THE TASK:
Everything from the line with "Write the seaborn" through the line with "import seaborn as sns", inclusive, should be repeated exactly, except the pictures.

DATA PROVIDED:
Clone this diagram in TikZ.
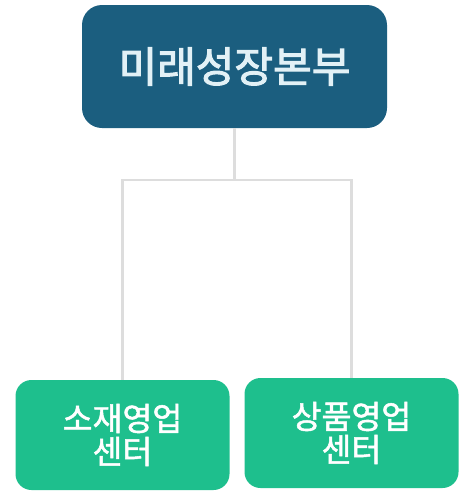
\documentclass[tikz,border=0pt]{standalone}
\usepackage{fontspec}
\setmainfont{Noto Sans CJK KR}
\newfontfamily\topfont[FakeBold=2.5]{Noto Sans CJK KR}
\newfontfamily\unitfont[FakeBold=1.5]{Noto Sans CJK KR}
\definecolor{topc}{HTML}{1B5E7F}
\definecolor{greenc}{HTML}{1EBF8D}
\definecolor{topt}{HTML}{E2F1F6}
\definecolor{linec}{HTML}{DDDDDD}
\tikzset{
  topbox/.style={draw=none, fill=topc, rounded corners=20pt, minimum width=305pt, minimum height=123pt, text=topt, font=\topfont\fontsize{42}{46}\selectfont},
  unitbox/.style={draw=none, fill=greenc, rounded corners=16pt, minimum width=214pt, minimum height=110pt, text=white, align=center, font=\unitfont\fontsize{32.5}{33}\selectfont},
  conn/.style={draw=linec, line width=2.5pt}
}
\begin{document}
\begin{tikzpicture}[x=1pt,y=-1pt]
\useasboundingbox (0,0) rectangle (476,499);
\node[topbox] (top) at (234.5,66.5) {미래성장본부};
\node[unitbox] (l) at (122.5,435) {소재영업\\센터};
\node[unitbox] (r) at (351.5,433) {상품영업\\센터};
\coordinate (j) at (234.5,180);
\draw[conn] (top.south) -- (j);
\draw[conn] (l.north) |- (j) -| (r.north);
\end{tikzpicture}
\end{document}
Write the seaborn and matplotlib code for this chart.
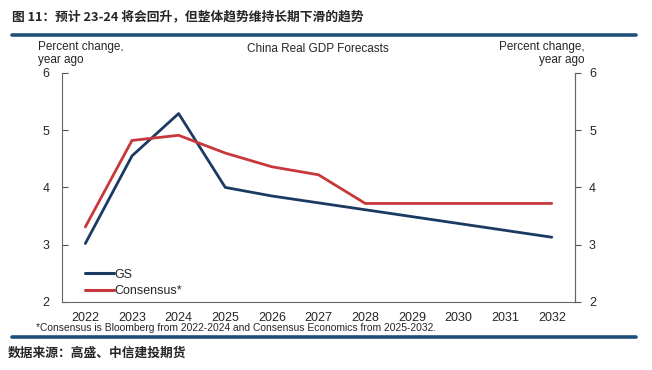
import pandas as pd
import matplotlib.pyplot as plt
import seaborn as sns

# ---- data ----
years = [2022, 2023, 2024, 2025, 2026, 2027, 2028, 2029, 2030, 2031, 2032]
gs = [3.02, 4.55, 5.29, 4.00, 3.85, 3.73, 3.61, 3.49, 3.37, 3.25, 3.13]
consensus = [3.31, 4.82, 4.91, 4.60, 4.36, 4.22, 3.72, 3.72, 3.72, 3.72, 3.72]
series_names = ['GS', 'Consensus*']
y_ticks = [2, 3, 4, 5, 6]

df = pd.DataFrame({
    'pos': list(range(len(years))) * 2,
    'value': gs + consensus,
    'series': [series_names[0]] * len(years) + [series_names[1]] * len(years),
})

sns.set_theme(style="white")
plt.rcParams['font.family'] = ['Liberation Sans', 'Noto Sans CJK SC', 'DejaVu Sans']

NAVY = '#1b3a62'
RED = '#c8383a'
BAR = '#1f4e79'

fig = plt.figure(figsize=(6.52, 3.70), dpi=100)
ax = fig.add_axes([0.0951, 0.184, 0.787, 0.619])

sns.lineplot(data=df, x='pos', y='value', hue='series', palette=[NAVY, RED],
             linewidth=2.0, ax=ax, legend=True)

ax.set_xlim(-0.5, len(years) - 0.5)
ax.set_ylim(2, 6)
ax.set_yticks(y_ticks)
ax.set_xticks([i - 0.5 for i in range(len(years) + 1)])
ax.set_xticklabels([])
ax.set_xticks(range(len(years)), minor=True)
ax.set_xticklabels([str(y) for y in years], minor=True)
ax.tick_params(axis='x', which='major', direction='in', length=4, color='#555555', width=0.8)
ax.tick_params(axis='x', which='minor', length=0, labelsize=9, pad=7)
ax.tick_params(axis='y', direction='in', length=4, color='#555555', width=0.8, labelsize=9, pad=9)
ax.set_xlabel('')
ax.set_ylabel('')
ax.spines['top'].set_visible(False)
for s in ['left', 'right', 'bottom']:
    ax.spines[s].set_color('#666666')
    ax.spines[s].set_linewidth(0.8)

ax2 = ax.twinx()
ax2.set_ylim(2, 6)
ax2.set_yticks(y_ticks)
ax2.tick_params(axis='y', direction='out', length=4, color='#555555', width=0.8, labelsize=9, pad=6)
ax2.spines['top'].set_visible(False)
ax2.spines['right'].set_color('#666666')
ax2.spines['right'].set_linewidth(0.8)
ax2.spines['left'].set_visible(False)
ax2.spines['bottom'].set_visible(False)
ax2.grid(False)

leg = ax.legend(loc='lower left', bbox_to_anchor=(0.02, -0.033), frameon=False, fontsize=9,
                handlelength=2.3, handletextpad=0.1, labelspacing=0.35, borderaxespad=0.6)
for line in leg.get_lines():
    line.set_linewidth(2.2)

# ---- texts ----
fig.text(0.0185, 0.955, '图 11：预计 23-24 将会回升，但整体趋势维持长期下滑的趋势',
         fontsize=9.2, fontweight='bold', family=['Noto Sans CJK SC', 'DejaVu Sans'],
         ha='left', va='center')
fig.add_artist(plt.Line2D([0.018, 0.975], [0.905, 0.905], color=BAR, linewidth=2.6,
                          transform=fig.transFigure))
fig.text(0.488, 0.868, 'China Real GDP Forecasts', fontsize=8.5, ha='center', va='center')
fig.text(0.058, 0.855, 'Percent change,\nyear ago', fontsize=8.5, ha='left', va='center',
         linespacing=1.15)
fig.text(0.897, 0.855, 'Percent change,\nyear ago', fontsize=8.5, ha='right', va='center',
         linespacing=1.15, multialignment='right')
fig.text(0.055, 0.113, '*Consensus is Bloomberg from 2022-2024 and Consensus Economics from 2025-2032.',
         fontsize=7.4, ha='left', va='center')
fig.add_artist(plt.Line2D([0.018, 0.975], [0.088, 0.088], color=BAR, linewidth=2.6,
                          transform=fig.transFigure))
fig.text(0.012, 0.045, '数据来源：高盛、中信建投期货', fontsize=9.2, fontweight='bold',
         style='italic', family=['Noto Sans CJK SC', 'DejaVu Sans'], ha='left', va='center')

fig.savefig('out.png', dpi=100)
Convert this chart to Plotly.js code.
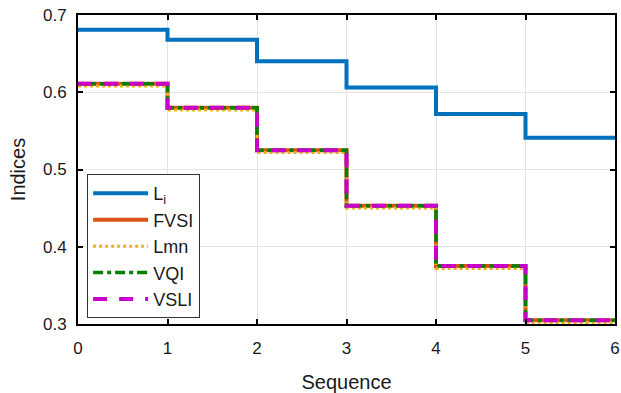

RESULT:
Write the seaborn and matplotlib code for this chart.
import pandas as pd
import matplotlib.pyplot as plt
import seaborn as sns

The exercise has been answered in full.